This course contains the use of artificial intelligence.

Clojure is the most widely deployed Lisp in industry, and it rewards programmers who understand not just how to write it but why it was designed the way it is. This course teaches you both at once. You’ll write real Clojure from the very first lecture at the REPL, and every coding section opens with a short, story-driven lecture that gives you the context behind the code you’re about to write, so the syntax never feels arbitrary.

You start at the keyboard: evaluating expressions, printing values, and learning the parenthesized prefix notation that defines the language. From there you build steadily through bindings, the core data types, equality and conditionals, and the four immutable collections at the heart of every Clojure program.
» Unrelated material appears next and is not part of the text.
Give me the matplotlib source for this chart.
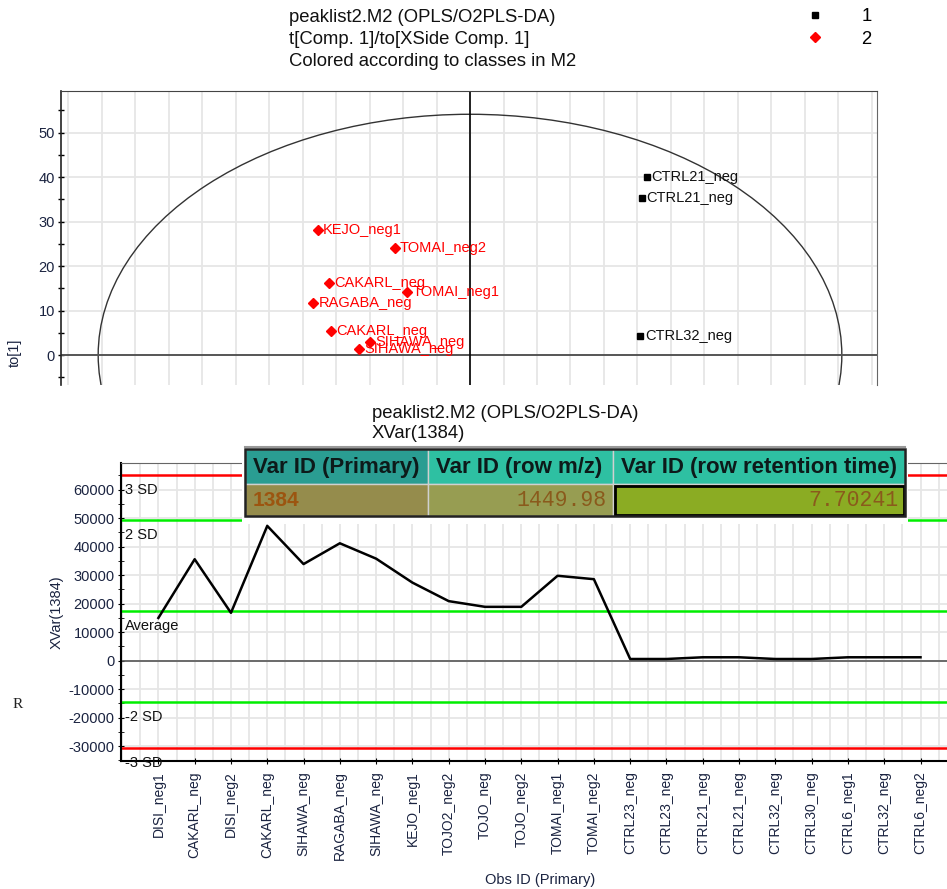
import numpy as np
import matplotlib.pyplot as plt
from matplotlib.patches import Ellipse, Rectangle
from matplotlib.ticker import MultipleLocator
from matplotlib.lines import Line2D

plt.rcParams['font.family'] = ['Liberation Sans', 'DejaVu Sans']
plt.rcParams['axes.unicode_minus'] = False

# score plot t[1] / to[1], class 2 (red) and class 1 (black)
cls2_names = ['KEJO_neg1', 'TOMAI_neg2', 'CAKARL_neg', 'TOMAI_neg1',
              'RAGABA_neg', 'CAKARL_neg', 'SIHAWA_neg', 'SIHAWA_neg']
cls2_t = [-9.1, -4.5, -8.4, -3.75, -9.35, -8.3, -5.95, -6.6]
cls2_to = [28.2, 24.0, 16.1, 14.2, 11.8, 5.5, 2.85, 1.3]
cls1_names = ['CTRL21_neg', 'CTRL21_neg', 'CTRL32_neg']
cls1_t = [10.55, 10.25, 10.15]
cls1_to = [39.9, 35.2, 4.2]
ell_t = 22.2
ell_to = 54.1

# XVar(1384) per observation
obs_ids = ['DISI_neg1', 'CAKARL_neg', 'DISI_neg2', 'CAKARL_neg', 'SIHAWA_neg',
           'RAGABA_neg', 'SIHAWA_neg', 'KEJO_neg1', 'TOJO2_neg2', 'TOJO_neg',
           'TOJO_neg2', 'TOMAI_neg1', 'TOMAI_neg2', 'CTRL23_neg', 'CTRL23_neg',
           'CTRL21_neg', 'CTRL21_neg', 'CTRL32_neg', 'CTRL30_neg', 'CTRL6_neg1',
           'CTRL32_neg', 'CTRL6_neg2']
xvar = [15000, 35600, 16800, 47300, 33900, 41200, 35800, 27400, 20900, 18900,
        18900, 29800, 28600, 600, 600, 1200, 1200, 600, 600, 1200, 1200, 1200]
avg = 17300
sd = 15950

# table contents
tbl_head = ['Var ID (Primary)', 'Var ID (row m/z)', 'Var ID (row retention time)']
tbl_vals = ['1384', '1449.98', '7.70241']

W, H = 947, 889
fig = plt.figure(figsize=(W / 100, H / 100), dpi=100)
tc = '#1a2340'
grid_c = '#e6e6e6'

# ---------- top: score plot ----------
ax1 = fig.add_axes([61 / W, 1 - 385 / H, (877 - 61) / W, (385 - 91) / H])
ax1.set_xlim(-24.42, 24.3)
ax1.set_ylim(-6.74, 59.33)
ax1.xaxis.set_major_locator(MultipleLocator(2))
ax1.yaxis.set_major_locator(MultipleLocator(10))
ax1.yaxis.set_minor_locator(MultipleLocator(5))
ax1.grid(True, which='major', color=grid_c, lw=1.3, zorder=0)
ax1.set_axisbelow(True)
ax1.tick_params(axis='x', length=0, labelbottom=False)
ax1.tick_params(axis='y', which='both', direction='inout', length=5, width=1,
                labelsize=10.5, labelcolor=tc, pad=2)
ax1.spines['bottom'].set_visible(False)
ax1.spines['left'].set_color('#222')
ax1.spines['left'].set_linewidth(1.2)
ax1.spines['top'].set_color('#444')
ax1.spines['right'].set_color('#666')
ax1.axhline(0, color='#555', lw=1.4)
ax1.axvline(0, color='black', lw=1.2)
ax1.add_patch(Ellipse((0, 0), 2 * ell_t, 2 * ell_to, fill=False,
                      ec='#333', lw=1))
ax1.plot(cls2_t, cls2_to, ls='none', marker='D', ms=5, color='#ff0000', zorder=3)
ax1.plot(cls1_t, cls1_to, ls='none', marker='s', ms=4.5, color='black', zorder=3)
for n, x, y in zip(cls2_names, cls2_t, cls2_to):
    ax1.annotate(n, (x, y), xytext=(5, 0), textcoords='offset pixels',
                 va='center', ha='left', fontsize=10.5, color='#ff0000')
for n, x, y in zip(cls1_names, cls1_t, cls1_to):
    ax1.annotate(n, (x, y), xytext=(5, 0), textcoords='offset pixels',
                 va='center', ha='left', fontsize=10.5, color='#111')

# ---------- bottom: line plot ----------
ax2 = fig.add_axes([121 / W, 1 - 761 / H, (947 - 121) / W, (761 - 462.7) / H])
xs = np.arange(len(obs_ids))
ax2.set_xlim(-1.03, 21.73)
ax2.set_ylim(-35190, 69470)
ax2.set_xticks(xs)
ax2.set_xticklabels(obs_ids, rotation=90, fontsize=10, color=tc)
ax2.xaxis.set_minor_locator(MultipleLocator(0.5))
ax2.yaxis.set_major_locator(MultipleLocator(10000))
ax2.yaxis.set_minor_locator(MultipleLocator(5000))
ax2.grid(True, axis='x', which='both', color=grid_c, lw=1.3)
ax2.grid(True, axis='y', which='major', color=grid_c, lw=1.3)
ax2.set_axisbelow(True)
ax2.tick_params(axis='x', which='major', direction='inout', length=5, pad=5)
ax2.tick_params(axis='x', which='minor', length=0)
ax2.tick_params(axis='y', which='both', direction='inout', length=5,
                labelsize=10.5, labelcolor=tc, pad=2)
ax2.spines['right'].set_visible(False)
ax2.spines['top'].set_color('#666')
ax2.spines['left'].set_linewidth(1.5)
ax2.spines['bottom'].set_linewidth(1.5)
ax2.axhline(0, color='#555', lw=1.2)
sd_lines = [(3, 'red', '3 SD'), (2, '#00ee00', '2 SD'), (0, '#00ee00', 'Average'),
            (-2, '#00ee00', '-2 SD'), (-3, 'red', '-3 SD')]
for k, c, lab in sd_lines:
    v = avg + k * sd
    ax2.axhline(v, color=c, lw=1.8)
    ax2.annotate(lab, xy=(0, v), xycoords=ax2.get_yaxis_transform(),
                 xytext=(4, -15), textcoords='offset pixels', va='center',
                 ha='left', fontsize=10.5, color='#111')
ax2.plot(xs, xvar, color='black', lw=1.8)

# ---------- overlay: titles, table, free text ----------
ov = fig.add_axes([0, 0, 1, 1])
ov.set_xlim(0, W)
ov.set_ylim(H, 0)
ov.axis('off')

for i, t in enumerate(['peaklist2.M2 (OPLS/O2PLS-DA)', 't[Comp. 1]/to[XSide Comp. 1]',
                       'Colored according to classes in M2']):
    ov.text(289, 17 + 22 * i, t, fontsize=13.3, va='center', ha='left', color='#111')
for i, t in enumerate(['peaklist2.M2 (OPLS/O2PLS-DA)', 'XVar(1384)']):
    ov.text(372, 413 + 21 * i, t, fontsize=13.3, va='center', ha='left', color='#111')

ax1.legend(handles=[Line2D([], [], ls='none', marker='s', ms=4.5, color='black'),
                    Line2D([], [], ls='none', marker='D', ms=5, color='#ff0000')],
           labels=['1', '2'], loc='upper left', bbox_to_anchor=(806 / W, 1 - 8 / H),
           bbox_transform=fig.transFigure, frameon=False, fontsize=13.3,
           handlelength=1, handletextpad=2.0, labelspacing=0.3, borderpad=0,
           borderaxespad=0)

ov.text(15, 353, 'to[1]', rotation=90, fontsize=10.5, va='center', ha='center', color=tc)
ov.text(57, 612, 'XVar(1384)', rotation=90, fontsize=10.5, va='center', ha='center', color=tc)
ov.text(485, 880, 'Obs ID (Primary)', fontsize=10.5, va='center', ha='left', color=tc)
ov.text(18, 705, 'R', fontsize=11, family='Liberation Serif', va='center', ha='center', color='#222')

# table
ov.add_patch(Rectangle((242, 445), 666, 79, fc='white', ec='none'))
col_x = [245, 428, 613, 905]
head_c = ['#2a9d92', '#2ec0a2', '#2ec0a2']
val_c = ['#958c4c', '#979d52', '#8bac23']
for i in range(3):
    w = col_x[i + 1] - col_x[i]
    ov.add_patch(Rectangle((col_x[i], 449), w, 35, fc=head_c[i], ec='#d0d0d0', lw=1))
    ov.add_patch(Rectangle((col_x[i], 484), w, 32, fc=val_c[i], ec='#d0d0d0', lw=1))
    ov.text(col_x[i] + 8, 467, tbl_head[i], fontsize=16, fontweight='bold',
            va='center', ha='left', color='#0d1a1a')
ov.add_patch(Rectangle((615, 486), 289, 29, fill=False, ec='black', lw=2))
ov.add_patch(Rectangle((245, 449), 660, 67, fill=False, ec='#222', lw=1.8))
ov.plot([245, 905], [447, 447], color='#999', lw=1.5)
ov.text(253, 500, tbl_vals[0], fontsize=15, fontweight='bold', va='center',
        ha='left', color='#9c5510')
ov.text(607, 500, tbl_vals[1], fontsize=15.5, family='Liberation Mono', va='center',
        ha='right', color='#8a5a1c')
ov.text(899, 500, tbl_vals[2], fontsize=15.5, family='Liberation Mono', va='center',
        ha='right', color='#8a5a1c')

fig.savefig('out.png', dpi=100)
You’ll define functions, close over values, and learn to iterate the Clojure way with recursion, comprehensions, and the functional toolbox of map, filter, reduce, threading macros, and transducers. The advanced sections take you into concurrency and state with atoms, refs, futures, and core.async, then into lazy sequences, records, protocols, multimethods, spec, and data-rich error handling.

What sets this course apart is its woven structure. Across ten sections, hands-on coding lectures carry the bulk of the learning, but they’re framed by conceptual lectures that explain the ideas a senior Clojure engineer takes for granted: why Rich Hickey built the language in 2007, what hosting on the JVM buys you and costs you, how persistent data structures stay fast while immutable, why code is data, and how identity, state, and time form a coherent model of the world. The course then closes with a run of deeper conceptual lectures that tie the whole language together, ending on the big ideas of lazy evaluation and the sequence abstraction, and the two quietly profound features — transducers and protocols — that set Clojure apart.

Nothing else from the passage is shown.